Robert Smith, proudly wearing his Red Lake Warriors T-shirt, blended into the sea of red that filled Williams Arena Thursday. He sat next to his wife and three of his five children, believing the Warriors boys' basketball team could string together something magical the way he and his teammates did 20 years ago.
Smith was a senior starting guard in arguably the best game in boys' basketball state tournament history. In 1997, Red Lake rallied from a 14-point deficit with 75 seconds left in regulation to force overtime against Wabasso in the Class 1A semifinals. Wabasso survived for the 117-113 victory, but the game became the cornerstone of the Red Lake basketball community.
"I can't forget that," Smith, 38, said while watching Red Lake fall behind in its quarterfinal matchup against Minneapolis North Thursday. "We never give up. I feel like we won even if the 'W' wasn't on the board."
Like the 1997 Warriors, the current team and its fan base never gave up Thursday despite eventually losing 93-46. The fans were chanting "Red Lake" with 1:07 to play trailing by 47 points. That is something Smith and his teammates instilled in the Warriors basketball program.

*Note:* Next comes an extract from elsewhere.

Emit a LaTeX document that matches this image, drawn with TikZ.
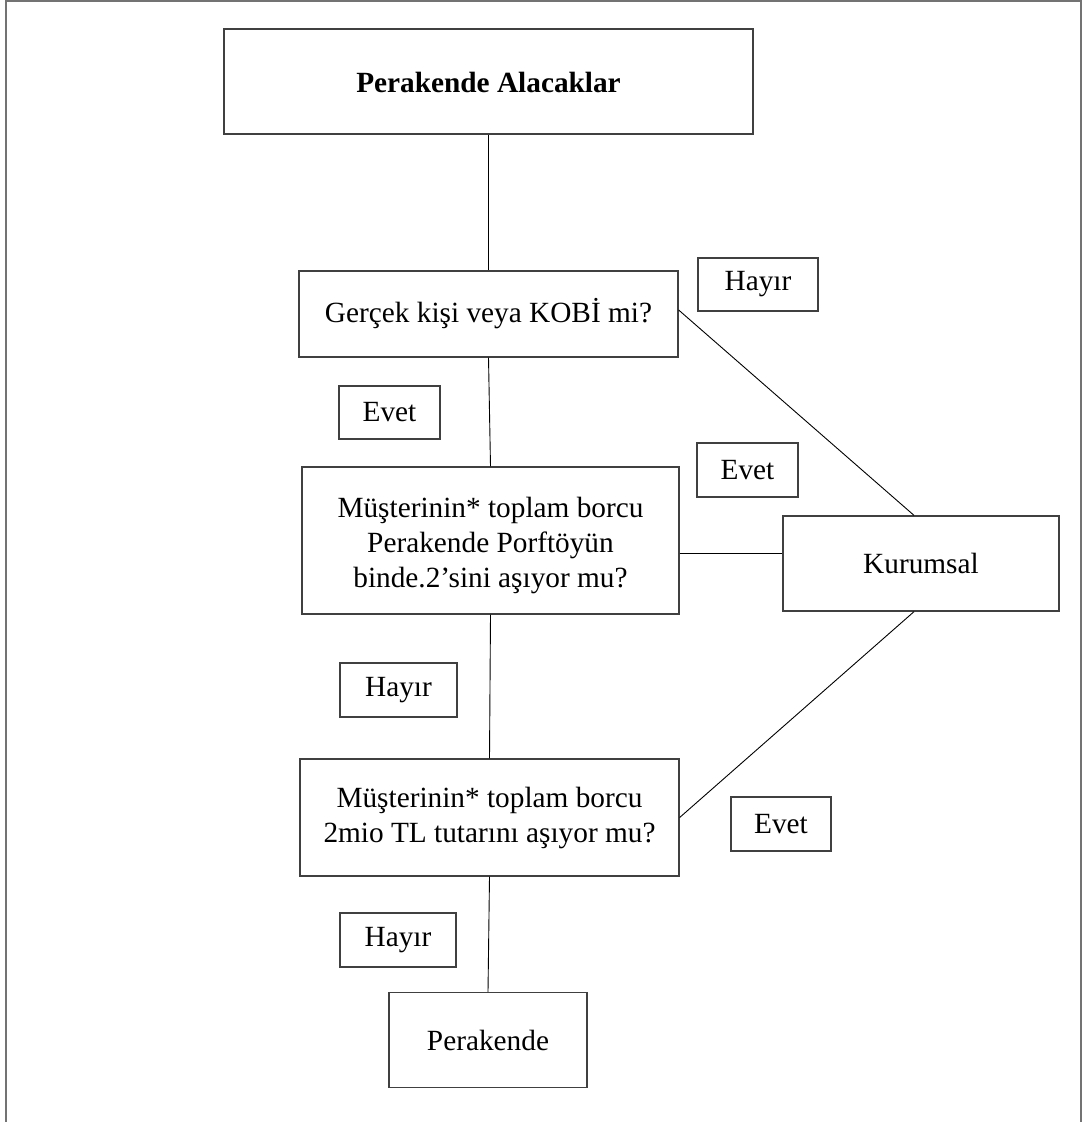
\documentclass[tikz,border=0pt]{standalone}
\usepackage{fontspec}
\setmainfont{Liberation Serif}
% shift text down without changing the size the node sees
\newcommand{\lowered}[2]{\raisebox{-#1}[\height][\depth]{\begin{tabular}{@{}c@{}}#2\end{tabular}}}
\begin{document}
\begin{tikzpicture}[x=1pt,y=-1pt,
  box/.style={draw=black!75, line width=1.3pt, rectangle, inner sep=0pt,
    align=center, font=\fontsize{29.3}{35}\selectfont},
  tag/.style={box},
  link/.style={draw=black, line width=0.9pt}]
\useasboundingbox (0,0) rectangle (1082,1122);
% page frame
\draw[black!55, line width=2pt] (6,1122) -- (6,1) -- (1081,1) -- (1081,1122);

% main boxes
\node[box, minimum width=529pt, minimum height=105pt] (top) at (488.5,81.5) {\lowered{4pt}{\textbf{Perakende Alacaklar}}};
\node[box, minimum width=379pt, minimum height=86pt] (q1) at (488.5,314) {Gerçek kişi veya KOBİ mi?};
\node[box, minimum width=377pt, minimum height=147pt] (q2) at (490.5,540.5) {\lowered{5pt}{Müşterinin* toplam borcu\\Perakende Porftöyün\\binde.2’sini aşıyor mu?}};
\node[box, minimum width=379pt, minimum height=117pt] (q3) at (489.5,817.5) {Müşterinin* toplam borcu\\2mio TL tutarını aşıyor mu?};
\node[box, minimum width=276pt, minimum height=95pt] (kur) at (921,563.5) {\lowered{3pt}{Kurumsal}};
\node[box, minimum width=198pt, minimum height=95pt] (per) at (488,1040) {Perakende};

% answer tags
\node[tag, minimum width=120pt, minimum height=53pt] (h1) at (758,284.5) {Hayır};
\node[tag, minimum width=101pt, minimum height=53pt] (e1) at (389.5,412.5) {Evet};
\node[tag, minimum width=101pt, minimum height=54pt] (e2) at (747.5,470) {Evet};
\node[tag, minimum width=117pt, minimum height=54pt] (h2) at (398.5,690) {Hayır};
\node[tag, minimum width=100pt, minimum height=54pt] (e3) at (781,824) {Evet};
\node[tag, minimum width=116pt, minimum height=54pt] (h3) at (398,940) {Hayır};

% connectors
\draw[link] (top.south) -- (q1.north);
\draw[link] (q1.south) -- (q2.north);
\draw[link] ([yshift=4pt]q1.east) -- ([xshift=-7pt]kur.north);
\draw[link] ([yshift=-12.5pt]q2.east) -- ([yshift=-12.5pt]q2.east -| kur.west);
\draw[link] (q2.south) -- (q3.north);
\draw[link] (q3.east) -- ([xshift=-7pt]kur.south);
\draw[link] (q3.south) -- (per.north);
\end{tikzpicture}
\end{document}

"I'm glad Red Lake is building this tradition of coming down here," he said. "It's a big step coming to state and we're always proud of our boys no matter how they do. Even with scores like those, you just never give up and keep playing."

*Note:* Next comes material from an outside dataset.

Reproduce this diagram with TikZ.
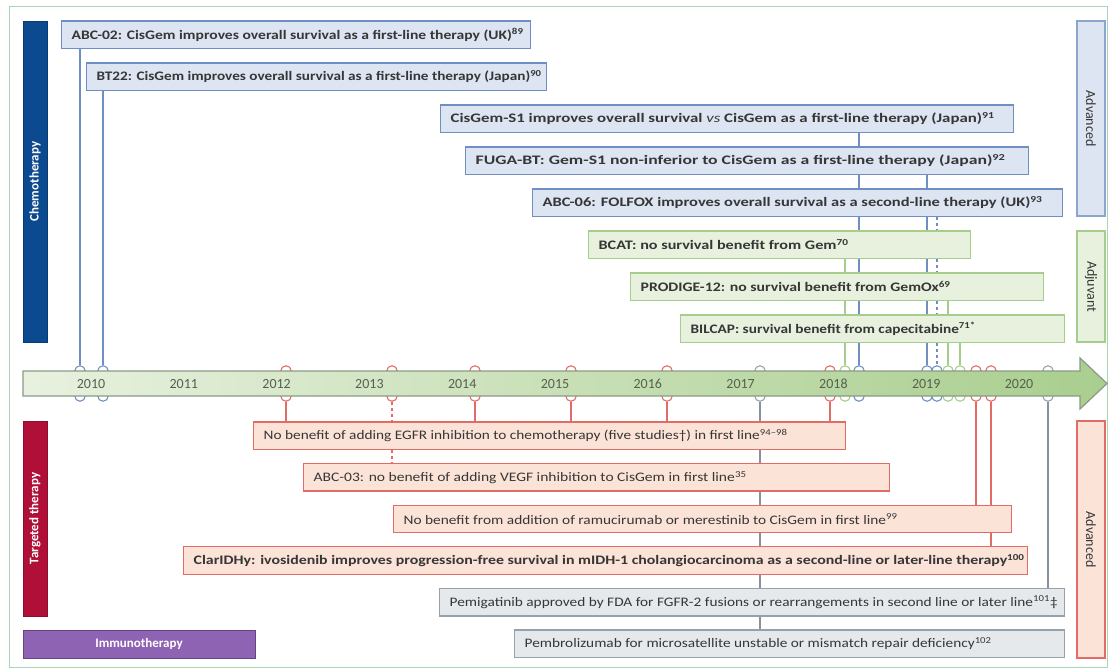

Red Lake embraced that same attitude in the 1997 semifinals when it trailed Wabasso for three quarters and by 19 points entering the final quarter. Even the 14-point deficit it faced with 1:15 remaining in the game couldn't stop the Warriors.
Gerald Kingbird scored 13 points in 57 seconds, including a long three-pointer with 17.7 seconds remaining, to tie the game 105-105.
Trudy Kingbird, no relation to Gerald, recalled the score, the shot, and the atmosphere in detail on Thursday as if the game was last week.